For a farming community with approximately zero major landmarks, this was a big deal.
“Yeah, the windmill! Our Aermotor,” McCoy exclaimed. “It was gifted to us by Eric and Casey Reeter of Wilderbee Farm and they were really, I guess, impressed with what we were doing for the farming community here. When this store opened this was an abandoned car parts store. So this corner was kind of empty. There was no ‘Welcome to Chimacum’ sign or anything like that. All of that is new and we’re trying to give a little identity to Chimacum, put a little pride back in here.
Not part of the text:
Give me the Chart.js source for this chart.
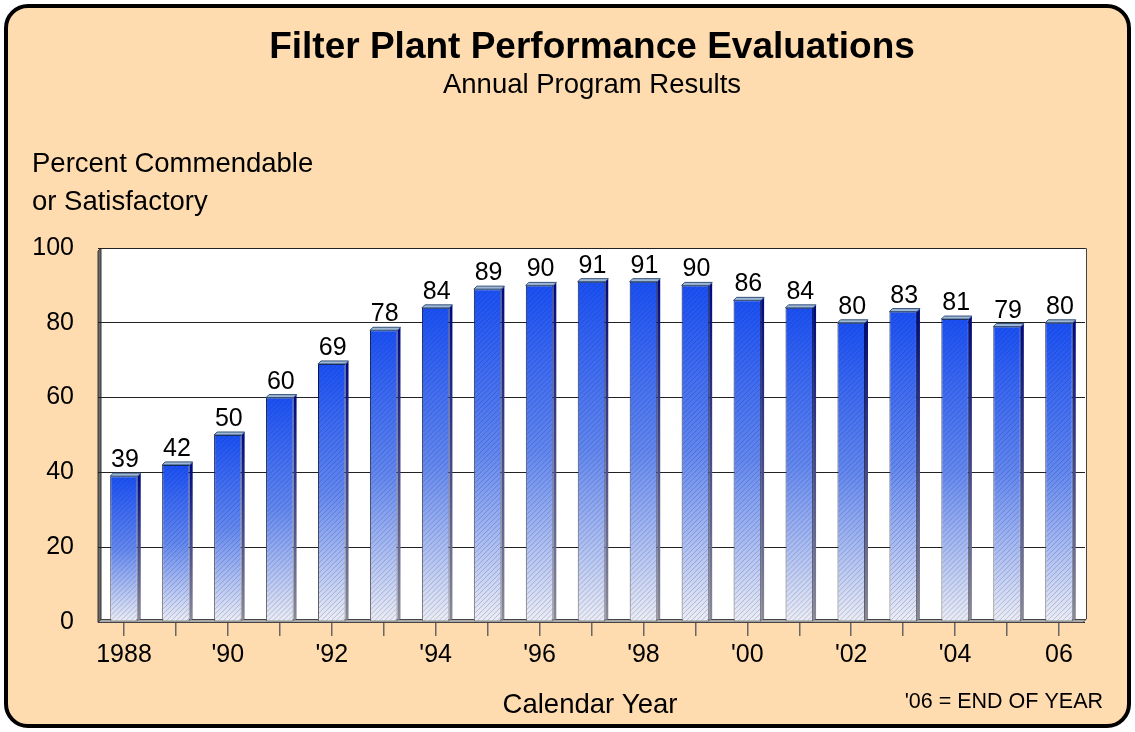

It’s really a wonderful historic farming community with a really rich history.”
McCoy was thrilled to receive the vintage windmill, but it came completely unassembled in the form of a box of parts. Suddenly putting together an IKEA dresser seemed like a piece of cake. But with the help of a local mechanic-turned-farmer, and about three years time, as of about a month and a half ago the silver windmill now stands proudly in front of the farm stand, spinning in the breeze.
McCoy shares the history of the the Aermotor Windmill company:
“[The company] was founded in 1888. They invented this contraption where you could use wind to pump groundwater up to the surface. It allowed farming to start happening on a much bigger scale. If you take that center part of the country that goes from the Dakotas down to the panhandle of Texas, that’s really what allowed farming to happen there. Literally every wannabe farmer down there had one of these Aermotor windmills. The company is still in business and they still make the same model as what we have out here. The name of who this windmill was made for, it’s really sweet, is stenciled on one of the legs. He was from North Dakota.”
The windmill is enjoying its retirement in Chimacum, where it does no work, and simply looks pretty acting as the Space Needle of the valley. A valley that Seattle born-and-raised McCoy loves…but sometimes struggles with.
“There’s something that’s a little exhausting about Chimacum, partly because it’s a small town and you know everybody and I’m kind of an introvert.”